However, in Ghalwash (2007) significant legislation effects are assumed to be implicitly included within the tax function. In this study we will expand on Ghalwash (2007) by including interaction effects on taxation from introduction of legislative campaigns explicitly. Legislation campaigns are, for example, introduction of smoking bans in places of employment which play a large part to consumer behavior. This method is explained and backed up in the methodology section.

Considering numerous countries (apart from just Sweden) along with an extended timeline (including the 1970-decade) and a more detailed demand model in this study will extend and improve upon Ghalwash’s contribution.

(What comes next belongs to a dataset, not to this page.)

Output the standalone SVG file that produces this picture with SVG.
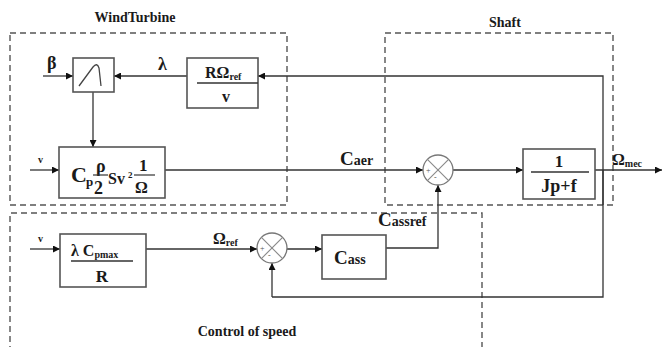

However, as the central aim of this paper is to analyze the impact from the signaling effect from taxation, we do not consider how taxes or legislation is decided. Nor do we consider what makes policymakers introduce certain taxes or legislation at a specific time. Furthermore, this study does not present a formal analysis as to why differences exist for taxation elasticities among various commodity groups or across countries. Such obvious reasons for such differences among commodity groups may be the addiction level for commodities such as tobacco and alcohol. Such an addictive factor is not present for household energy. For petrol however, there is a technical

‘addiction’ as petrol is difficult to substitute in a household’s budget. Further reasons for differences across countries are even more numerous, i.e. cultural attitudes, infrastructure, and education levels.

The main point of this paper is to present an outlook into the significance regarding the signaling effect of taxation from 1970 to 2008. Thus, the first and main hypothesis to be test for is:

Hypothesis 1: There exists a signaling effect of taxation on a given commodity of a significant value.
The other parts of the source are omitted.